You are viewing a plain text version of this content. The canonical link for it is here.
Posted to issues@spark.apache.org by "Nathan Grand (Jira)" <ji...@apache.org> on 2020/02/29 21:26:00 UTC
[jira] [Created] (SPARK-30996) Able to write parquet file
subsequently unable to read
Nathan Grand created SPARK-30996:
------------------------------------
Summary: Able to write parquet file subsequently unable to read
Key: SPARK-30996
URL: https://issues.apache.org/jira/browse/SPARK-30996
Project: Spark
Issue Type: Bug
Components: SQL
Affects Versions: 2.4.4
Environment: spark-shell 2.4.4
Reporter: Nathan Grand
{code:java}
case class StructKey(i: Int)
case class StructValue(l: Long)
case class Outer(m: Map[StructKey, StructValue])

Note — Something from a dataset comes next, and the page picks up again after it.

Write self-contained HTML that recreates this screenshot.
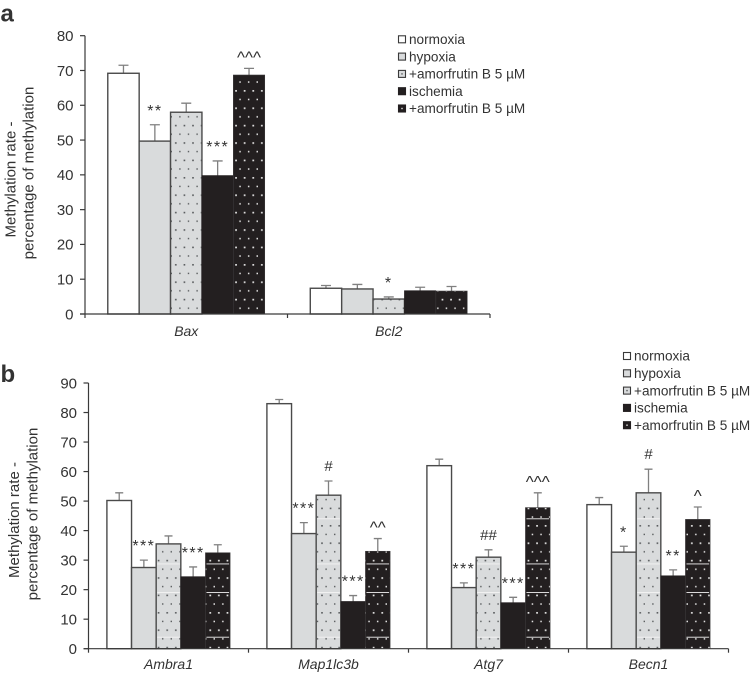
<!DOCTYPE html>
<html lang="en">
<head>
<meta charset="utf-8">
<title>Methylation rate charts</title>
<style>
html,body{margin:0;padding:0;background:#fff;}
svg{display:block;}
text{font-family:"Liberation Sans",Arial,sans-serif;fill:#333;}
</style>
</head>
<body>
<svg id="figure" xmlns="http://www.w3.org/2000/svg" width="750" height="674" viewBox="0 0 750 674">
<defs>
<pattern id="dots-light" width="8.6" height="17.4" patternUnits="userSpaceOnUse">
<rect width="8.6" height="17.4" fill="#d9dbdc"/>
<rect x="3" y="3" width="1.6" height="1.6" fill="#55585a"/>
<rect x="7.2" y="11.7" width="1.4" height="1.4" fill="#55585a"/>
</pattern>
<pattern id="dots-dark" width="8.6" height="17.4" patternUnits="userSpaceOnUse">
<rect width="8.6" height="17.4" fill="#231f20"/>
<rect x="3" y="3" width="1.7" height="1.7" fill="#e6e6e6"/>
<rect x="7.1" y="11.7" width="1.5" height="1.5" fill="#e6e6e6"/>
</pattern>
</defs>
</svg>
<script>
var seriesNames = ["normoxia", "hypoxia", "+amorfrutin B 5 µM", "ischemia", "+amorfrutin B 5 µM"];

var categoriesA = ["Bax", "Bcl2"];
var valuesA = [
  [69.2, 7.4],
  [49.7, 7.2],
  [58.0, 4.3],
  [39.8, 6.7],
  [68.7, 6.6]
];
var errorTopsA = [
  [71.5, 8.2],
  [54.4, 8.5],
  [60.6, 4.9],
  [44.0, 7.7],
  [70.6, 7.9]
];
var marksA = [
  ["", ""],
  ["**", ""],
  ["", "*"],
  ["***", ""],
  ["^^^", ""]
];
var ticksA = [0, 10, 20, 30, 40, 50, 60, 70, 80];

var categoriesB = ["Ambra1", "Map1lc3b", "Atg7", "Becn1"];
var valuesB = [
  [50.2, 83.0, 62.0, 48.8],
  [27.5, 39.0, 20.7, 32.7],
  [35.5, 52.0, 31.0, 52.8],
  [24.4, 16.0, 15.6, 24.7],
  [32.5, 33.0, 47.8, 43.8]
];
var errorTopsB = [
  [52.8, 84.4, 64.2, 51.2],
  [30.0, 42.7, 22.3, 34.7],
  [38.2, 56.8, 33.5, 60.8],
  [27.7, 18.0, 17.4, 26.7],
  [35.2, 37.3, 52.8, 48.0]
];
var marksB = [
  ["", "", "", ""],
  ["***", "***", "***", "*"],
  ["", "#", "##", "#"],
  ["***", "***", "***", "**"],
  ["", "^^", "^^^", "^"]
];
var ticksB = [0, 10, 20, 30, 40, 50, 60, 70, 80, 90];
var stripeValuesB = [3.9, 19, 28.7, 44];

var SVGNS = "http://www.w3.org/2000/svg";
var fig = document.getElementById("figure");
var fills = ["#ffffff", "#d9dbdc", "url(#dots-light)", "#231f20", "url(#dots-dark)"];

function make(tag, attrs, parent, txt) {
  var el = document.createElementNS(SVGNS, tag);
  for (var k in attrs) { el.setAttribute(k, attrs[k]); }
  if (txt !== undefined) { el.textContent = txt; }
  (parent || fig).appendChild(el);
  return el;
}

function drawChart(cfg) {
  var g = make("g", {});
  
  

  function yPos(v) { return cfg.y0 - (v - 0) * (cfg.y0 - cfg.yTop) / cfg.yMax; }
  var n = cfg.categories.length;
  var catW = (cfg.xEnd - cfg.x0) / n;
  var barW = catW * cfg.barFrac;
  var pad = (catW - barW * 5) / 2;
  function xPos(c, s) { return cfg.x0 + c * catW + pad + s * barW; }

  for (var s = 0; s < 5; s++) {
    for (var c = 0; c < n; c++) {
      var val = cfg.values[s][c];
      var x = xPos(c, s), top = yPos(val);
      var cx = x + barW / 2;
      var err = make("path", {
        d: "M" + cx + " " + top + "V" + yPos(cfg.errors[s][c]) + "m" + (-cfg.cap / 2) + " 0h" + cfg.cap,
        stroke: "#808080", "stroke-width": 1.3, fill: "none"
      }, g);
      
      
      var noStroke = s >= 3;
      var bar = make("rect", {
        x: x, y: top, width: barW, height: cfg.y0 - top,
        fill: fills[s],
        stroke: s === 4 ? "#3c3a3b" : (s === 3 ? "#231f20" : "#4a4a4a"),
        "stroke-width": noStroke ? 0.6 : 1.4
      }, g);
      
      
      if (cfg.stripes && (s === 2 || s === 4)) {
        cfg.stripes.forEach(function (sv) {
          if (sv < val - 1) {
            var st = make("line", {
              x1: x + 1, x2: x + barW - 1, y1: yPos(sv), y2: yPos(sv),
              stroke: "#f4f4f4", "stroke-width": 0.9
            }, g);
            
            
          }
        });
      }
      var mark = cfg.marks[s][c];
      if (mark) {
        var kind = mark.charAt(0);
        var lift = kind === "*" ? 9 : (kind === "^" ? 5.5 : 10);
        var size = kind === "*" ? 16 : (kind === "^" ? 17 : 15);
        var mt = make("text", {
          x: cx, y: yPos(cfg.errors[s][c]) - lift,
          "text-anchor": "middle", "font-size": size,
          "letter-spacing": kind === "*" ? 1.4 : 0,
          fill: "#333"
        }, g, mark);
        
        
      }
    }
  }

  var yAxis = make("line", { x1: cfg.x0, x2: cfg.x0, y1: cfg.yTop, y2: cfg.y0, stroke: "#3a3a3a", "stroke-width": 1.2 }, g);
  
  
  var xAxis = make("line", { x1: cfg.x0 - 5, x2: cfg.xEnd, y1: cfg.y0, y2: cfg.y0, stroke: "#3a3a3a", "stroke-width": 1.2 }, g);
  
  

  cfg.ticks.forEach(function (t) {
    var tk = make("line", { x1: cfg.x0 - 5, x2: cfg.x0, y1: yPos(t), y2: yPos(t), stroke: "#3a3a3a", "stroke-width": 1.2 }, g);
    
    
    var tl = make("text", { x: cfg.x0 - 11.5, y: yPos(t) + 5.3, "text-anchor": "end", "font-size": 15 }, g, t);
    
    
  });
  for (var i = 0; i <= n; i++) {
    var tx = cfg.x0 + i * catW;
    var xt = make("line", { x1: tx, x2: tx, y1: cfg.y0, y2: cfg.y0 + 4, stroke: "#3a3a3a", "stroke-width": 1.2 }, g);
    
    
  }
  cfg.categories.forEach(function (name, c) {
    var cl = make("text", {
      x: cfg.x0 + (c + 0.5) * catW, y: cfg.labelY, "text-anchor": "middle",
      "font-size": 14, "font-style": "italic"
    }, g, name);
    
    
  });

  var t1 = make("text", {
    transform: "translate(" + cfg.title1[0] + "," + cfg.title1[1] + ") rotate(-90)",
    "text-anchor": "middle", "font-size": 15
  }, g, "Methylation rate -");
  
  
  var t2 = make("text", {
    transform: "translate(" + cfg.title2[0] + "," + cfg.title2[1] + ") rotate(-90)",
    "text-anchor": "middle", "font-size": 15
  }, g, "percentage of methylation");
  
  

  var pl = make("text", { x: 0.5, y: cfg.panelY, "font-size": 24, "font-weight": "bold", fill: "#1a1a1a" }, g, cfg.panel);
  
  

  var lg = make("g", {}, g);
  
  
  seriesNames.forEach(function (nm, s) {
    var ly = cfg.legendY + s * 17.3;
    var sw = make("rect", {
      x: cfg.legendX, y: ly - 3.5, width: 7, height: 7,
      fill: s === 2 ? "#d9dbdc" : (s === 4 ? "#231f20" : fills[s]),
      stroke: s >= 3 ? "#231f20" : "#3a3a3a", "stroke-width": 1.1
    }, lg);
    
    
    if (s === 2 || s === 4) {
      var dot = make("rect", {
        x: cfg.legendX + 2.8, y: ly - 0.7, width: 1.4, height: 1.4,
        fill: s === 2 ? "#55585a" : "#e6e6e6"
      }, lg);
      
      
    }
    var lt = make("text", { x: cfg.legendX + 10.5, y: ly + 4.7, "font-size": 13.6 }, lg, nm);
    
    
  });
}

drawChart({
  name: "chart-a", panel: "a", panelY: 21.5,
  categories: categoriesA, values: valuesA, errors: errorTopsA, marks: marksA, ticks: ticksA,
  x0: 85, xEnd: 490, y0: 314, yTop: 35.7, yMax: 80, barFrac: 0.155, cap: 10,
  labelY: 336,
  title1: [15.5, 179.5], title2: [33.5, 173],
  legendX: 398.5, legendY: 39.3
});

drawChart({
  name: "chart-b", panel: "b", panelY: 382,
  categories: categoriesB, values: valuesB, errors: errorTopsB, marks: marksB, ticks: ticksB, stripes: stripeValuesB,
  x0: 88.5, xEnd: 728.5, y0: 648.7, yTop: 383, yMax: 90, barFrac: 0.154, cap: 8,
  labelY: 669,
  title1: [19, 520], title2: [37.5, 514],
  legendX: 623.5, legendY: 356
});
</script>
</body>
</html>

val data = Seq(Seq(Outer(Map(StructKey(0) -> StructValue(1L)))))
val ds = data.toDS
ds.write.mode("overwrite").parquet("ds.parquet")
val in = spark.read.parquet("ds.parquet")
ds.printSchema
root
|-- value: array (nullable = true)
| |-- element: struct (containsNull = true)
| | |-- m: map (nullable = true)
| | | |-- key: struct
| | | | |-- i: integer (nullable = false)
| | | |-- value: struct (valueContainsNull = true)
| | | | |-- l: long (nullable = false)
ds.show(false)
+----------------+
|value |
+----------------+
|[[[[0] -> [1]]]]|
+----------------+
in.printSchema
root
|-- value: array (nullable = true)
| |-- element: struct (containsNull = true)
| | |-- m: map (nullable = true)
| | | |-- key: struct
| | | | |-- i: integer (nullable = true)
| | | |-- value: struct (valueContainsNull = true)
| | | | |-- l: long (nullable = true)
in.show(false)
Caused by: org.apache.spark.sql.AnalysisException: Map key type is expected to be a primitive type, but found: required group key {
required int32 i;
};
at org.apache.spark.sql.execution.datasources.parquet.ParquetSchemaConverter$.checkConversionRequirement(ParquetSchemaConverter.scala:583)
at org.apache.spark.sql.execution.datasources.parquet.ParquetToSparkSchemaConverter$$anonfun$convertGroupField$2.apply(ParquetSchemaConverter.scala:228)
at org.apache.spark.sql.execution.datasources.parquet.ParquetToSparkSchemaConverter$$anonfun$convertGroupField$2.apply(ParquetSchemaConverter.scala:183)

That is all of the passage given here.